[BioRuby] [GSoC][NeXML and RDF API] Code Review.

Sat Jul 3 10:25:41 EDT 2010

On Sat, Jul 03, 2010 at 02:37:45AM +0530, Anurag Priyam wrote:
> >
> > I don't understand what you want to do, and how the const_get shorten
> > your code. Please show example code.
> >
> >
> Taking matrix for example, in each type of Matrix I have defined an add
> add_row method which accepts a row which would be of the same kind(
> DnaSeqMatrix will take DnaSeqRow ) :

so, why do you need to test for the type? see below.

>       def add_row( row )
>         raise InvalidRowException, "DnaSeqRow expected." unless
> row.instance_of? DnaSeqRow
>         row_set[ row.id ] = row
>       end
> 
> If instead I define a add_row method in SeqMatrix like this:
> 
> def add_row( row )
>   # a DnaSeqMatrix will take a DnaSeqRow
>   type = self.class.to_s.sub( /Matrix/, 'Row' )
>   klass = NeXML.const_get( type )
>   raise InvalidRowException, "#{type} expected." unless row.instance_of?
> klass
> end
> 
> This way I won't have to define add_row for each sub type of SeqRow.
> Similarly for others.

This would be a factory, right?

I think what you want to do is good in its objective - trying to
shorten the implementation. But do you really need
class inspection/reflection here? Asking for the class name is usually
prevented by having proper attributes in the classes. That is if you
use OOP. Question is whether you really require this.

The problem with the code I had (and have) was the really wide and
deep use of OOP classes. That led to duplication of code and little
'feel' for correctness of what is in there. Deep OOP hierarchies are
evil. Duplication is ugly.

Inspection/reflection is evil too - like Naohisa reacted, pretty much
- it is only used in exceptional cases when there is no other elegant
way of resolving issues. It can be powerful, but only use when really
required, as other people often fail to understand what it does - and
code should be self-documenting.

I think you need to ask more fundamental questions to yourself.

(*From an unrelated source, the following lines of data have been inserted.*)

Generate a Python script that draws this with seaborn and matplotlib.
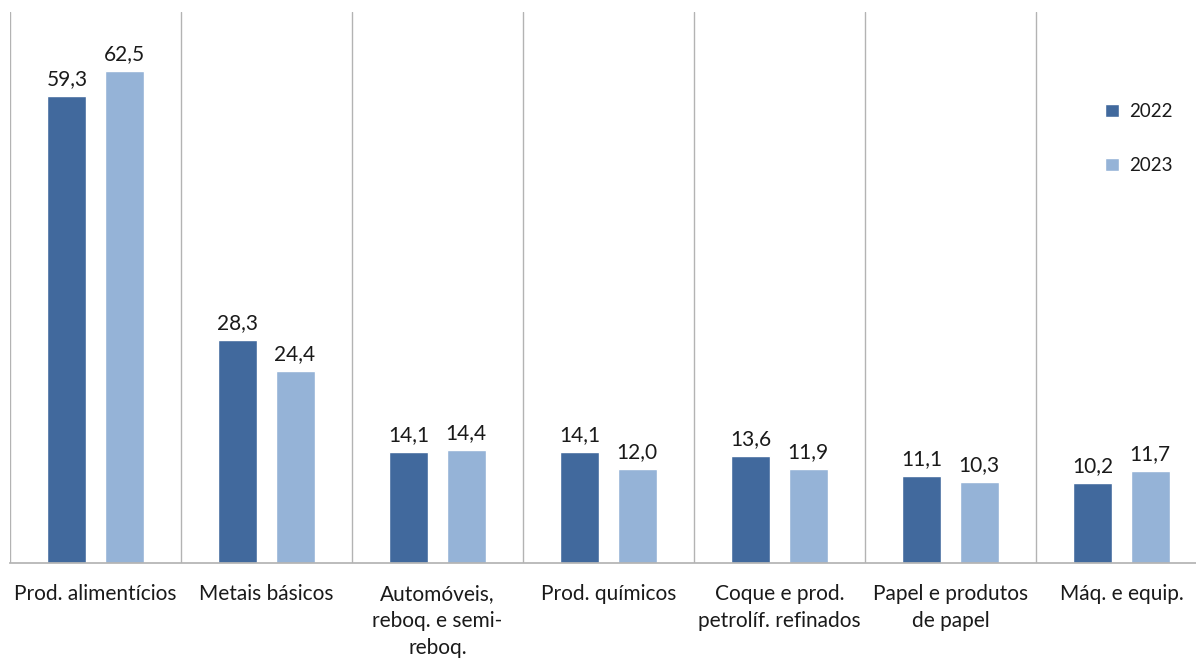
import matplotlib
matplotlib.use("Agg")
import matplotlib.pyplot as plt
import seaborn as sns
import pandas as pd

categories = ["Prod. alimentícios", "Metais básicos", "Automóveis,\nreboq. e semi-\nreboq.",
              "Prod. químicos", "Coque e prod.\npetrolíf. refinados", "Papel e produtos\nde papel",
              "Máq. e equip."]
values_2022 = [59.3, 28.3, 14.1, 14.1, 13.6, 11.1, 10.2]
values_2023 = [62.5, 24.4, 14.4, 12.0, 11.9, 10.3, 11.7]
series = ["2022", "2023"]
colors = ["#41699d", "#95b3d7"]

df = pd.DataFrame({
    "cat": categories * 2,
    "val": values_2022 + values_2023,
    "ano": [series[0]] * len(categories) + [series[1]] * len(categories),
})

sns.set_theme(style="white")
plt.rcParams["font.family"] = ["Lato", "DejaVu Sans"]

fig = plt.figure(figsize=(11.96, 6.58), dpi=100)
ax = fig.add_axes([10 / 1196, 1 - 563 / 658, 1197 / 1196, (563 - 12) / 658])

sns.barplot(data=df, x="cat", y="val", hue="ano", palette=colors, width=0.667, gap=0.316,
            saturation=1, ax=ax, order=categories, hue_order=series)

for cont in ax.containers:
    ax.bar_label(cont, labels=[f"{v:.1f}".replace(".", ",") for v in cont.datavalues],
                 padding=5, fontsize=15, color="#1a1a1a")

ax.set_ylim(0, 70)
ax.set_xlim(-0.5, 6.5)
ax.set_xlabel("")
ax.set_ylabel("")
ax.set_yticks([])
for x in range(0, 7):
    ax.axvline(x - 0.5, color="#b3b3b3", lw=1, zorder=0)
for s in ["top", "right", "left"]:
    ax.spines[s].set_visible(False)
ax.spines["bottom"].set_color("#b3b3b3")
ax.tick_params(axis="x", length=0, pad=15)
for t in ax.get_xticklabels():
    t.set_fontsize(15)
    t.set_linespacing(1.45)
    t.set_verticalalignment("top")
    t.set_color("#1a1a1a")

leg = ax.legend(loc="upper left", bbox_to_anchor=((1096 - 10) / 1197, (563 - 94) / 551),
                frameon=False, fontsize=13.5, handlelength=0.7, handleheight=0.7,
                labelspacing=1.95, handletextpad=0.55, borderpad=0)
for txt in leg.get_texts():
    txt.set_color("#1a1a1a")

fig.savefig("out.png", dpi=100)
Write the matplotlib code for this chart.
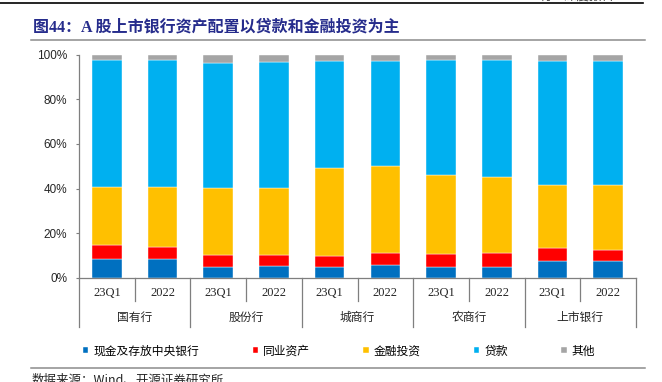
import numpy as np
import matplotlib.pyplot as plt
from matplotlib.lines import Line2D
from matplotlib.ticker import PercentFormatter

plt.rcParams['font.family'] = ['Noto Sans CJK SC', 'DejaVu Sans']

# data (shares of total assets, %)
groups = ['国有行', '股份行', '城商行', '农商行', '上市银行']
periods = ['23Q1', '2022']
series = ['现金及存放中央银行', '同业资产', '金融投资', '贷款', '其他']
cash = [8.4, 8.2, 4.9, 5.4, 4.9, 5.5, 4.9, 4.9, 7.5, 7.5]
interbank = [6.4, 5.6, 5.3, 4.8, 5.0, 5.4, 5.9, 6.3, 5.7, 5.1]
invest = [26.0, 26.9, 30.2, 30.2, 39.4, 39.2, 35.4, 33.9, 28.5, 29.0]
loans = [57.0, 57.1, 56.0, 56.3, 47.9, 47.2, 51.6, 52.7, 55.6, 55.7]
other = [2.2, 2.2, 3.6, 3.3, 2.8, 2.7, 2.2, 2.2, 2.7, 2.7]
colors = ['#0070C0', '#FF0000', '#FFC000', '#00B0F0', '#A5A5A5']

W, H = 662, 382
fig = plt.figure(figsize=(W / 100, H / 100), dpi=100)
fig.set_facecolor('w')
ax = fig.add_axes([79 / W, 1 - 277.7 / H, (636 - 79) / W, 223 / H])

x = np.arange(len(cash))
bottom = np.zeros(len(cash))
handles = []
for vals, name, c in zip([cash, interbank, invest, loans, other], series, colors):
    v = np.array(vals) / 100
    b = ax.bar(x, v, 0.53, bottom=bottom, color=c, edgecolor='white',
               linewidth=0.3, label=name)
    bottom += v
    handles.append(b)

ax.set_xlim(-0.5, len(cash) - 0.5)
ax.set_ylim(0, 1)
ax.set_yticks(np.linspace(0, 1, 6))
ax.yaxis.set_major_formatter(PercentFormatter(1, decimals=0))
for lab in ax.get_yticklabels():
    lab.set_family('Liberation Sans')
    lab.set_fontsize(8.5)
    lab.set_color('#262626')
ax.tick_params(axis='y', length=2, width=0.8, color='#7f7f7f', pad=6.5)
ax.set_xticks([])
for s in ['top', 'right']:
    ax.spines[s].set_visible(False)
for s in ['left', 'bottom']:
    ax.spines[s].set_color('#7f7f7f')
    ax.spines[s].set_linewidth(0.9)

# two-level category axis
trans = ax.get_xaxis_transform()
for i in range(len(cash)):
    ax.text(i, -0.070, periods[i % 2], transform=trans, ha='center',
            va='center', family='Liberation Serif', fontsize=9, color='#262626')
for k, g in enumerate(groups):
    ax.text(2 * k + 0.5, -0.179, g, transform=trans, ha='center',
            va='center', fontsize=8.5, color='#262626')
for k in range(len(groups)):
    ax.plot([2 * k + 0.5] * 2, [0, -0.103], transform=trans, color='#7f7f7f',
            lw=0.9, clip_on=False)
for k in range(len(groups) + 1):
    ax.plot([2 * k - 0.5] * 2, [0, -0.22], transform=trans, color='#7f7f7f',
            lw=0.9, clip_on=False)

ax.legend(handles=handles, loc='center left', ncol=5, frameon=False,
          bbox_to_anchor=(83 / W, 1 - 351 / H), bbox_transform=fig.transFigure,
          fontsize=8.5, handlelength=0.45, handleheight=0.45,
          handletextpad=0.45, columnspacing=4.5, borderpad=0,
          borderaxespad=0)

# page decoration
fig.add_artist(Line2D([0, 643 / W], [1 - 3.3 / H] * 2, color='black', lw=1.2))
fig.text(540 / W, 1 - 3 / H, '行业深度报告', fontsize=9, color='#404040',
         ha='left', va='bottom')
fig.text(33 / W, 1 - 27 / H, '图44：A 股上市银行资产配置以贷款和金融投资为主',
         family=['Liberation Serif', 'Noto Sans CJK SC'], fontweight='bold',
         fontsize=11.5, color='#262C8C', ha='left', va='center')
fig.add_artist(Line2D([31 / W, 645 / W], [1 - 39.5 / H] * 2, color='#8c8c8c', lw=1.1))
fig.add_artist(Line2D([31 / W, 645 / W], [1 - 368 / H] * 2, color='#8c8c8c', lw=1.1))
fig.text(32 / W, 1 - 374 / H, '数据来源：Wind、开源证券研究所', fontsize=9,
         color='#262626', ha='left', va='top')

fig.savefig('out.png', dpi=100)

Why not use BioRuby basic types for most data represented by NeXML?
Only use special objects when there is real added value. So DnaSeqRow
would simply be a Sequence (or even list of char) and DnaSeqMatrix
would be a list of Sequence. If you have further attributes create a
new composite object (like SequenceFeatures, or if you think more
functionally again a tuple of sequence(s) and features?).  This way
you don't create a hierarchy that booms into hundreds of specialized
object we won't use elsewhere. To differentiate between a DnaSequence
and RnaSequence you do not need different objects. Both are strings
(in BioRuby). You could even settle for Ruby's primitive types and
containers.

Likewise, even if you need a Matrix, you don't need RnaMatrix and
DnaMatrix. I am sure of that. They are only specializations in name,
the code in there should be identical.

If you go down the OOP route, make use of Ruby's mixin's. Search
Google for "ruby mixin deep oop hierarchy".

My recommendation is to refactor the library to use as primitive a
type as possible, at every point. When you run into functionality that
requires a more complex type, because there is no other way - that is
the moment to design and add it.

I don't know the full depth of the NeXML format, but I can predict
it consists of primitive types in ordered ways. This can be mirrored
by the implementation. If you do it like this you won't have to use
inspection (like above question). OOP classes are for harnessing
special functionality that go with a certain type. Do not create a type
unless you need something special. 

You can propose changes to existing BioRuby types - in particular
with the RDF implementation.

I know some people will balk at this rewrite - but to be honest, if
you want your library to be useful to others it needs rethinking. I
would take a week out of your plan to experiment with different object
models - just start with a small subset. When you think something
works, roll it out all the way. That can be done quickly. Read, read,
read on the Internet about object models.

One thing you can consider is to use an intermediate object structure
for parsing the XML into Ruby - and next fork it out into logical
data structures. I do that regularly as the XML 'model' does not
normally map to Ruby well. One example of mine is here

  http://github.com/pjotrp/swig2doc/blob/master/lib/input/doxyxmlparser.rb

Doxy objects are stored in

  http://github.com/pjotrp/swig2doc/blob/master/lib/cobj/doxy/doxycobjs.rb

Note swig2doc also contains a convenience class for using libxml2 in

  http://github.com/pjotrp/swig2doc/blob/master/lib/input/xmleasyreader.rb

And while you are at refactoring, why not make sure the parser does
not fill memory.

Pj.

PS. Are you using another NeXML OOP implementation as a model - Perl,
Python, Java? I would like to know, so I can have a look.